AIM OF THE TASK: Quote the lines that run from the line containing "Recreate this image" down to the line containing "99.5, 99.8, 100.0]". Include both of those lines, reproduce each exactly, and omit everything else.

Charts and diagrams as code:
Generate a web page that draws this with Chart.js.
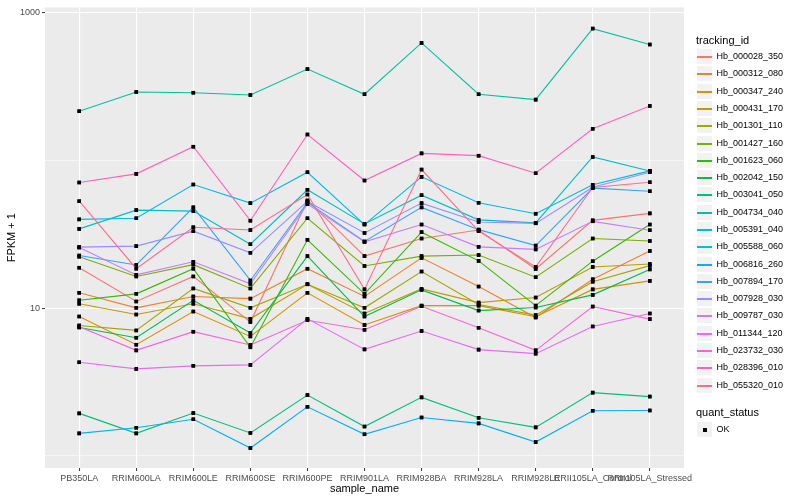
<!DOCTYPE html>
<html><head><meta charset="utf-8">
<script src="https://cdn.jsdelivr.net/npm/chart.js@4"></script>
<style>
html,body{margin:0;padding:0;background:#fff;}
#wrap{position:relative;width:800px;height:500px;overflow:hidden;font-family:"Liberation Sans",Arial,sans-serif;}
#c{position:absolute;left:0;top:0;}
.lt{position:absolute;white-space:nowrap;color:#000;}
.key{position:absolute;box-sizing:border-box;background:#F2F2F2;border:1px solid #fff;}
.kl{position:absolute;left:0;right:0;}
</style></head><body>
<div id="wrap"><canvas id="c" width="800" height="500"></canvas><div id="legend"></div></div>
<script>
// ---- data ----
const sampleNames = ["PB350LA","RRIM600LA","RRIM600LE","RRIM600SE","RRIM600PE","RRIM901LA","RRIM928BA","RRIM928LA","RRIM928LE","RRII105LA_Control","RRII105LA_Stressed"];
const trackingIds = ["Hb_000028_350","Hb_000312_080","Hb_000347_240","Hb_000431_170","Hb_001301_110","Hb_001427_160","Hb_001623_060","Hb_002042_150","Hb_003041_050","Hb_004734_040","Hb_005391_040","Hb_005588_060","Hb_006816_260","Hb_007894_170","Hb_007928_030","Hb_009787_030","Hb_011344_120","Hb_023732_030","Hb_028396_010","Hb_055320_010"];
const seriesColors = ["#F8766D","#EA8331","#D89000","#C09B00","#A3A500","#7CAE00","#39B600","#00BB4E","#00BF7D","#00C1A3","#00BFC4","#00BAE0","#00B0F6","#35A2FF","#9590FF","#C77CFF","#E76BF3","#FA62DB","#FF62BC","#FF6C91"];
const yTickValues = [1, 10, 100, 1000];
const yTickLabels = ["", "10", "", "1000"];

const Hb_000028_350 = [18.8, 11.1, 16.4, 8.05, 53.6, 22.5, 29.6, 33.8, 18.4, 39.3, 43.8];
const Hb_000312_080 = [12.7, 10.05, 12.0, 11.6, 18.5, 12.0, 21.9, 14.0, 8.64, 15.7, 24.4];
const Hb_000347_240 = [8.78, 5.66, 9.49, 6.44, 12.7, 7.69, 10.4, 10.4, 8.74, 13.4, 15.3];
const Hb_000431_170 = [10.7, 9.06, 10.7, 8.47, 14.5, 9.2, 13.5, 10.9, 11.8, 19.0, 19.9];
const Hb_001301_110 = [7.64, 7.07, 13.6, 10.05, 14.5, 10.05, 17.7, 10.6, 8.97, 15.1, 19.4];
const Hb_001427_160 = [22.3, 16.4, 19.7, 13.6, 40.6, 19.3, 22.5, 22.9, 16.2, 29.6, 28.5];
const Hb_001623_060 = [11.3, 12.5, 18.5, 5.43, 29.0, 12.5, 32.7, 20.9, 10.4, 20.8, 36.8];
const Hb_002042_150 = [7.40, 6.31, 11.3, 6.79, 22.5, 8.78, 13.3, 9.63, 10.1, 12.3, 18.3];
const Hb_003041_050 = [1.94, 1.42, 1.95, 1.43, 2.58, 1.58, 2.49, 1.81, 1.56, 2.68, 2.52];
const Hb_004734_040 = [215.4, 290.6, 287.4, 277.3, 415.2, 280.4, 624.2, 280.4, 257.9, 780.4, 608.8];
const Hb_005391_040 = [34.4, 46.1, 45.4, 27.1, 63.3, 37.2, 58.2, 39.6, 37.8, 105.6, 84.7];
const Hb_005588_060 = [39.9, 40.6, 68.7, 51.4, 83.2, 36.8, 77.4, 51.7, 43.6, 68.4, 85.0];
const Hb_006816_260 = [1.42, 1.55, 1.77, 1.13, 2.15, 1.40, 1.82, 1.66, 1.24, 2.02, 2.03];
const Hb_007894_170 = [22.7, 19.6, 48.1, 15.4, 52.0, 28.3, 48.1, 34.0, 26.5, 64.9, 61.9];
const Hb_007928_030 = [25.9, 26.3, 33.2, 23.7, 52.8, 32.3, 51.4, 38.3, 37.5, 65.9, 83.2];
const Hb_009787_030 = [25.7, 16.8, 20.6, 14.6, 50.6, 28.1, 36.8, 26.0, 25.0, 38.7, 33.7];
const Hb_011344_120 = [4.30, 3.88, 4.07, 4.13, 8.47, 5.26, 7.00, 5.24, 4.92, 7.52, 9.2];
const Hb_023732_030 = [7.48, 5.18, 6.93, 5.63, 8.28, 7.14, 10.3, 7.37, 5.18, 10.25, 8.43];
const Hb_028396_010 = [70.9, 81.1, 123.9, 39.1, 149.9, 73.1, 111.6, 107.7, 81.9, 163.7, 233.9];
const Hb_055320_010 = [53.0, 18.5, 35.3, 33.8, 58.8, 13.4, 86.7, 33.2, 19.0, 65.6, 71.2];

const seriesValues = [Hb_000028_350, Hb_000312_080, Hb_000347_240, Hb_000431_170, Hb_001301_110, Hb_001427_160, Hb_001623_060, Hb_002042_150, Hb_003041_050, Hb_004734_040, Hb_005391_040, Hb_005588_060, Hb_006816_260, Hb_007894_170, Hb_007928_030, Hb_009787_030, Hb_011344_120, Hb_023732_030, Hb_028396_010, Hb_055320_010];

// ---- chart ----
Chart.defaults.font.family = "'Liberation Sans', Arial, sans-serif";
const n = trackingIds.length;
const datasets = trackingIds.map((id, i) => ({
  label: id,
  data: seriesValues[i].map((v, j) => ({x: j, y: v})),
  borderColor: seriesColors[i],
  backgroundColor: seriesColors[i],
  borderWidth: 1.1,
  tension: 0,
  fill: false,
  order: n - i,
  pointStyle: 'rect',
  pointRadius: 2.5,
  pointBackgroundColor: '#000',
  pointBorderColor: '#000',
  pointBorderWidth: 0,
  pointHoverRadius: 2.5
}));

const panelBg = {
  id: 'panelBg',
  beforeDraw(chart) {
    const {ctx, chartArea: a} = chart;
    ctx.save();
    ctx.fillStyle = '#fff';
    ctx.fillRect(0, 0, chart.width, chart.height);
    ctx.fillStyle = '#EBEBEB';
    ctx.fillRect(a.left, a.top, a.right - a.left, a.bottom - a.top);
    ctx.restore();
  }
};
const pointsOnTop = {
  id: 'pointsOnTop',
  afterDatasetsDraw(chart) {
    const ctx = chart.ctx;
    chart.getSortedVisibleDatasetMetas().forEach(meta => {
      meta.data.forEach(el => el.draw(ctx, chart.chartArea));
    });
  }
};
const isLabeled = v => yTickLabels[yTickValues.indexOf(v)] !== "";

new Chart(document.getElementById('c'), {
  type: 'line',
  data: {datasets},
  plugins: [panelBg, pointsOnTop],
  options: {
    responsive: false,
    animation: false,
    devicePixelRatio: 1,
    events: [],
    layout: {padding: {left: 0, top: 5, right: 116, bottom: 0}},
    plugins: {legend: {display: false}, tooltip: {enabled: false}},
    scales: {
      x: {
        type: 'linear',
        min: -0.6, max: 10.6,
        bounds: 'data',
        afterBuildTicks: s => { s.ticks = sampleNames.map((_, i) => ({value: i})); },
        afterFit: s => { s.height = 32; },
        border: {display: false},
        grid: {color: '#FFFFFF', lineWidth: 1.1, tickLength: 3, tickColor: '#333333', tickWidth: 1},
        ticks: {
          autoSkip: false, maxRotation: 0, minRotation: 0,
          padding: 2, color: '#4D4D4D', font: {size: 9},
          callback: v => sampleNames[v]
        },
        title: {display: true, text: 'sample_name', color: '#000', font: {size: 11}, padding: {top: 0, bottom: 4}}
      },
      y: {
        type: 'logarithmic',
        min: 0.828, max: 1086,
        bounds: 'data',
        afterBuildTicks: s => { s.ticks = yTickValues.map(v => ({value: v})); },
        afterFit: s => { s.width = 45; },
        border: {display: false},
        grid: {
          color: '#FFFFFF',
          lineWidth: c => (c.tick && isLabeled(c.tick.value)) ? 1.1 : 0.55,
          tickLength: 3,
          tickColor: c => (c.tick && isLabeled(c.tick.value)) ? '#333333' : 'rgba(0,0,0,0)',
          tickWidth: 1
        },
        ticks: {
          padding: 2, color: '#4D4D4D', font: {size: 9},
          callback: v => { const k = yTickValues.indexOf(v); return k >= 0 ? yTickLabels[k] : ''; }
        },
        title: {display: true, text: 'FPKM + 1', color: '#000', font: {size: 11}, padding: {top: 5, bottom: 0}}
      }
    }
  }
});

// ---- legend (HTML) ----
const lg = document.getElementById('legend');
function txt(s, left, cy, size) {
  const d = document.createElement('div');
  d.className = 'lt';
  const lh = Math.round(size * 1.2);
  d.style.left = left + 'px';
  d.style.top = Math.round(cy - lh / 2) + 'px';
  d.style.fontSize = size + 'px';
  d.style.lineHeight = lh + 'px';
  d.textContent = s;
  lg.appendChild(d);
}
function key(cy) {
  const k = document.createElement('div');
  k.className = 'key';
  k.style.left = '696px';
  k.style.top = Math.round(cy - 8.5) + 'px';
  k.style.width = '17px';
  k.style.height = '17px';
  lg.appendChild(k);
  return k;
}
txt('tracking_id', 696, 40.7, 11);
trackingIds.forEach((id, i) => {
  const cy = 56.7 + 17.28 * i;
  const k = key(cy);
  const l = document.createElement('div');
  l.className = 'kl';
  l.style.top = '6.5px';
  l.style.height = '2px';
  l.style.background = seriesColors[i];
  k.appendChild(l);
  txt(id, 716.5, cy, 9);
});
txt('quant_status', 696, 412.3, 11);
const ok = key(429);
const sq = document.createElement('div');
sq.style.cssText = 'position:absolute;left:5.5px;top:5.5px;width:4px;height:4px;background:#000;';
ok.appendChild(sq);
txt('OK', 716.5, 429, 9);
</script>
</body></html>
---
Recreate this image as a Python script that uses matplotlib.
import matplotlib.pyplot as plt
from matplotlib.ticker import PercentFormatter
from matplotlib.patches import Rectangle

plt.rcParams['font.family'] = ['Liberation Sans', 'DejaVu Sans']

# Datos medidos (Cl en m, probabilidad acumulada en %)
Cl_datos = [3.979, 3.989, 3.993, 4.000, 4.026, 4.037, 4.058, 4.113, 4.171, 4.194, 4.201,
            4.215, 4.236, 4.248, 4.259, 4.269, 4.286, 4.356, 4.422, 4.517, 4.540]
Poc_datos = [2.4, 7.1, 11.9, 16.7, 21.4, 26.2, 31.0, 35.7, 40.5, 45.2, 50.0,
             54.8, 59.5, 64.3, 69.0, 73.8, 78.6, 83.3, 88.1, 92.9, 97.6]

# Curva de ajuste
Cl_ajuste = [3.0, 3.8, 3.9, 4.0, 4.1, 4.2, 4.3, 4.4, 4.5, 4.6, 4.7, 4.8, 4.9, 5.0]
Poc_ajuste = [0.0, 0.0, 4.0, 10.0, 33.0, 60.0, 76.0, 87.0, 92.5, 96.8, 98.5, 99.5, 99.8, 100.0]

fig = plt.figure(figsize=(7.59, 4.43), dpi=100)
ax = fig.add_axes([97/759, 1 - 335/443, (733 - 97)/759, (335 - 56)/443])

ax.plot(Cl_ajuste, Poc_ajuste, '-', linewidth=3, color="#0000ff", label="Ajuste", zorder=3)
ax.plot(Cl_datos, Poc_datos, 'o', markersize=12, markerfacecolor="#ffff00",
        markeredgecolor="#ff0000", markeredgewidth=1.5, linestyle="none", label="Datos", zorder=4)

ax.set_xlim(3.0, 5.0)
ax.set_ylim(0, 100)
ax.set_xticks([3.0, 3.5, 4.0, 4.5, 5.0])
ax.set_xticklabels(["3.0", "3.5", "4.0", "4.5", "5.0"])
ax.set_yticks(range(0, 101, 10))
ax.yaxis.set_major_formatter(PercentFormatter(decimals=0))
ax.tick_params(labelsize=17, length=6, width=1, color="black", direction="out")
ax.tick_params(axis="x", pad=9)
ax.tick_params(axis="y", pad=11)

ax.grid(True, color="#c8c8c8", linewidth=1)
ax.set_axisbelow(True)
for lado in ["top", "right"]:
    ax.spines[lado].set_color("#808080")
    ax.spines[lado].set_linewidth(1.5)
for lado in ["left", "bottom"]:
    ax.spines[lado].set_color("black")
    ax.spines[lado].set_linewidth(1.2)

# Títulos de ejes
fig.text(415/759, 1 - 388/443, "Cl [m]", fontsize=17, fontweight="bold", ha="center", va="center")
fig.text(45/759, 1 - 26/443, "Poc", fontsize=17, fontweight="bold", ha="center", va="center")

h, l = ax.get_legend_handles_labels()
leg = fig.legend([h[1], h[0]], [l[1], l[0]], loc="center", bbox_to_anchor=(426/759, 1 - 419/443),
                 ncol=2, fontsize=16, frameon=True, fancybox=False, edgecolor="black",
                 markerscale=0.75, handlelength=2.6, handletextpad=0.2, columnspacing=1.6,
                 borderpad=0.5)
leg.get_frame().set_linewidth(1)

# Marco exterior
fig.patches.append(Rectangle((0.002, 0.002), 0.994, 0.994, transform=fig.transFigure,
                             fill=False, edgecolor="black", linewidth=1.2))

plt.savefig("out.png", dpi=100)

OUTPUT BELOW:
Recreate this image as a Python script that uses matplotlib.
import matplotlib.pyplot as plt
from matplotlib.ticker import PercentFormatter
from matplotlib.patches import Rectangle

plt.rcParams['font.family'] = ['Liberation Sans', 'DejaVu Sans']

# Datos medidos (Cl en m, probabilidad acumulada en %)
Cl_datos = [3.979, 3.989, 3.993, 4.000, 4.026, 4.037, 4.058, 4.113, 4.171, 4.194, 4.201,
            4.215, 4.236, 4.248, 4.259, 4.269, 4.286, 4.356, 4.422, 4.517, 4.540]
Poc_datos = [2.4, 7.1, 11.9, 16.7, 21.4, 26.2, 31.0, 35.7, 40.5, 45.2, 50.0,
             54.8, 59.5, 64.3, 69.0, 73.8, 78.6, 83.3, 88.1, 92.9, 97.6]

# Curva de ajuste
Cl_ajuste = [3.0, 3.8, 3.9, 4.0, 4.1, 4.2, 4.3, 4.4, 4.5, 4.6, 4.7, 4.8, 4.9, 5.0]
Poc_ajuste = [0.0, 0.0, 4.0, 10.0, 33.0, 60.0, 76.0, 87.0, 92.5, 96.8, 98.5, 99.5, 99.8, 100.0]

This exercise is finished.